The long-run effects of the innovation advantage

Our main finding is that municipalities that received monastic books witnessed an almost immediate surge in their innovative activity, as measured by patents per capita. However, the data also reveal that the effect on innovation was persistent over time. In fact, we find that the increase of books in public libraries due to the closure of monasteries is associated with greater innovative activity also in 1910–12, more than 40 years after the reform. Innovation in 1910–12 is measured not only through the number of patents but also with the number of exhibitors at the 1911 World Fair held in Turin. Taken at face value, the long-run analysis suggests that a 10% increase in the number of books in public libraries in 1893 is associated with an increase of about 1.7% in patents per capita in 1910–12 and about 1.3% in exhibitors at the Turin World’s Fair. This is not to say that the content of monastic books had a direct impact on the technological content of innovations around 1911. But given the incremental nature of technological progress, the technological advantage accumulated after the reform in 1867 persisted also in the long run.

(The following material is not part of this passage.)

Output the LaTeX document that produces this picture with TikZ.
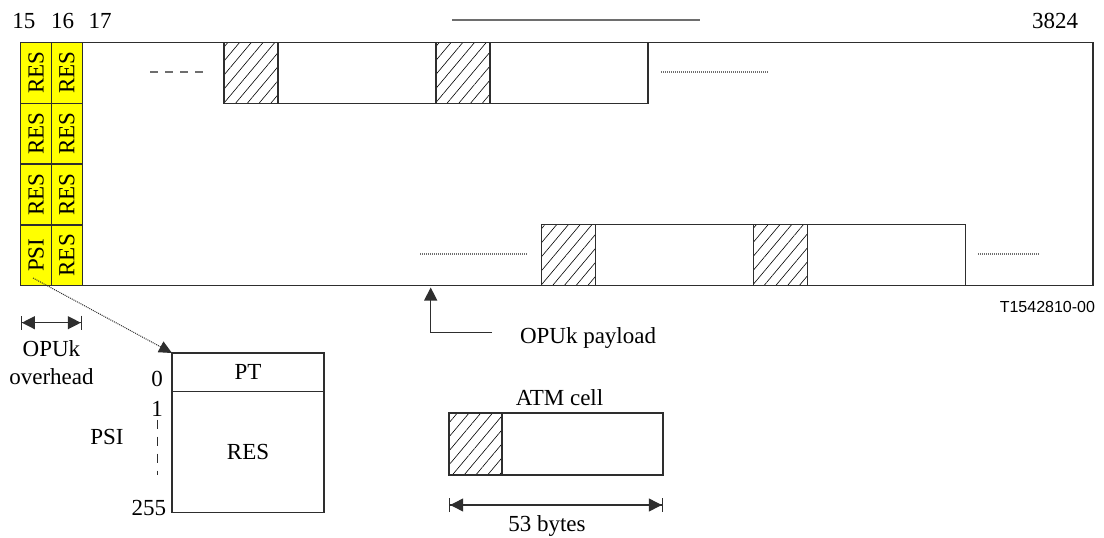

A final important result relates to human capital. We said that the initial innovation advantage caused by the increase in useful knowledge might have laid the groundwork for incremental innovation, thus explaining the persistent advantage. A possible alternative mechanism is the accumulation of human capital. It could be argued that enriching existing libraries might have led to an increase in human capital, which in turn could have spurred more innovation (Mokyr et al. 2020). This enduring effect cannot be attributed to a general increase in population literacy, as the average literacy rate of municipalities that received monastic books is not significantly different from that of non-recipient municipalities.

Conclusion

What lessons can we draw from the experience of historical Italy? Our analysis, based on newly digitised data on public libraries linked with yearly data on patents, provides us with at least two important findings: first, as suggested by several historians, monasteries were important keepers of Western culture and the knowledge embedded in their books and manuscripts was indeed useful. Secondly, once this knowledge was made publicly available, information and notions in these books became useful for innovation, at least in a relatively backward economy such as Italy after its unification. This lesson from the past bolsters current arguments for promoting open-access policies to ensure that useful knowledge is accessible to all. Policymakers should recognise the importance of disseminating useful, even basic, information and its potential long-term impact on societal development.